Times have changed considerably since Vice President Biden put an exclamation point on the administration's July 2011 withdrawal date when he said that you could "bet on it" that a "substantial" number of US troops would be heading home next July.

"The president did not send me over here to seek a graceful exit," General Petraeus told the New York Times this week. And, "certainly yes," he told David Gregory when asked on Meet the Press if he may very well recommend that the president not withdraw a single US soldier in July 2011 if he did not believe that conditions warranted it.

For weeks administration officials, including Secretary of Defense Gates, have marched to Capitol Hill to assure lawmakers that the July 2011 "withdrawal" date is really no such thing. The withdrawal of our forces will be based on "conditions" not a time-frame, they repeated. As long as certain conditions exist on the ground in Afghanistan, we will continue to have troops there. There is no deadline. Our military commitment to Afghanistan is open.

"This is a date when a process begins that is conditions-based," Petraeus explained to David Gregory on Meet the Press, "And as the conditions permit, we transition tasks to our Afghan counterparts and the security forces and various governmental institutions, and that enables a, quote, "responsible" drawdown of our forces."

As he spoke, I began reading a front page story in Sunday's Washington Post describing how security conditions in the once stable northern Afghanistan are deteriorating rapidly. I thought about the inconvenient truths highlighted by the military documents released by Wikilinks: the poor state of the Afghan army despite a $27 billion US investment in their training; the endemic level of corruption in the Afghan government that costs the citizens of the fifth poorest country on earth one billion dollars per year in bribes; the funneling of US funds to the Taliban via our "allies" in the Pakistani intelligence agency, the ISI. Not to worry, the General assured the Washington Post, there are "incipient signs of progress" in Afghanistan. Which brought to mind the assurances of another American General, William Westmorland, who told a skeptical American public more than four decades ago that "peace is at hand" in Viet Nam.

Americans are turning against nation building half way around the world at a price of over $100 billion a year and thousands of US soldiers lives. An NBC-Wall Street Journal poll released last week shows that the number of Americans who have a favorable view of the President's Afghanistan policy has dropped by nine points since the spring. A majority of House Democrats voted last month to require that the administration come up with an exit strategy with clear goals, objectives and a specific time-frame. Not a single member of the House Democratic leadership took to the floor to defend the president's Afghanistan policy during the debate over the administration's Supplemental Appropriation request of more than $30 billion more for the war in Afghanistan.
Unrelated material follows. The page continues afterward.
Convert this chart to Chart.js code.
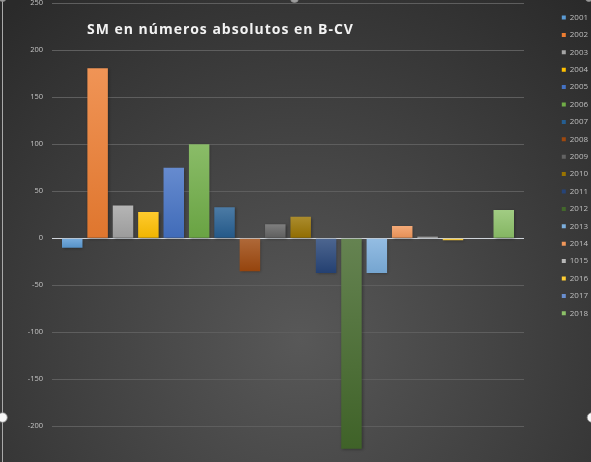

General Petraeus has been called upon to divide his time and attention between winning hearts and minds in Afghanistan and winning hearts and minds among the American electorate. It is probably no coincidence that he is doing so in the midst of dropping poll numbers for the administration's policy and the toughest electoral climate for Democrats since 1994. Unemployment is at 9 ½ percent here at home and last week's jobless claims spiked upward.

The fact is that you can either have a scheduled withdrawal or a conditions based withdrawal of military forces from Afghanistan. You can't have both, notwithstanding the parsing of words by General Petraeus and the Obama administration. The president had it right the first time: Close the open ended military commitment to the Karzai government in Afghanistan. Particularly if the nation he is really most interested in building is his own.